2. Writing is a difficult endeavor. What makes you continue to write?


I don’t think of writing per se as difficult since I’ve been a journalist for thirty years and, well, I learned early on it’s not a good career move to leave the paper in the typewriter blank, as it were! What is hard—-and different from what I have always done in a newsroom or for a cranky editor at whatever remove—is carving out and submitting to a daily routine. A novelist simply has to write on a regular basis sufficient to get into the lives of the characters. When I wake up in the night and am thinking about one or another of my own characters, rather than, say, my real-life friends, I know that I’m into it, and that the juices will flow and the words will come.

3. What do you look forward to every day?

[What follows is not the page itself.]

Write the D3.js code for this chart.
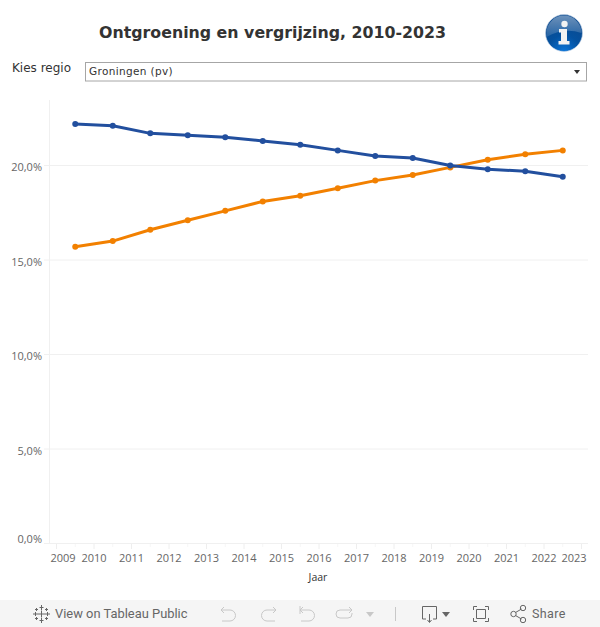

What I most look forward to each day of writing is losing track of the time and finding that three or four or even five hours have flown by and I’m still immersed in fleshing out some scene or perfecting a dialogue or struggling to create a mood or an atmosphere. That feeling doesn’t happen every day; sometimes I simply agonize over a scene, or struggle for the perfect verb, or go back to my outline to rejigger some element that’s not working. Whatever the case, I do try not to berate myself unduly. It’s best, I find, in those instances to take a restorative walk, or sit down at the piano and play Mozart, or just sip a glass of cold white wine and call a friend over.

4. How do you define success? What makes you successful?

Like no doubt many others, I’d like to sell more books and not have to spend undue amounts of time trying to promote them. Famous last words, huh? However, the market is competitive and fragmented and reading novels is just one of many leisure activities people nowadays engage in. So, we all have to do what we can to get our literary efforts in front of the people most likely to be interested in them. I do feel successful though whenever a reader, known or unknown to me, searches me out to say they enjoyed one of my books, or that one of my characters resonated with them, or that — even better — they can’t wait to see what I come up with next. So, there’s that. And it’s invigorating.

5. Any tips for a newbie writer?


There’s so much good advice out there for anyone thinking of writing a novel, but here’s one general thing and one very specific thing, both of which continue to help me. To begin with, make sure that you as the creator of the story are passionate about it — the subject matter and the journey the main character will take. If you as the writer are not excited, it’s hard to imagine the reader will be. Secondly, at the end of every day of writing, stop your typing in mid-sentence, as it were, so that the next day you can pick up and get back into the swing of it without any trouble revving up.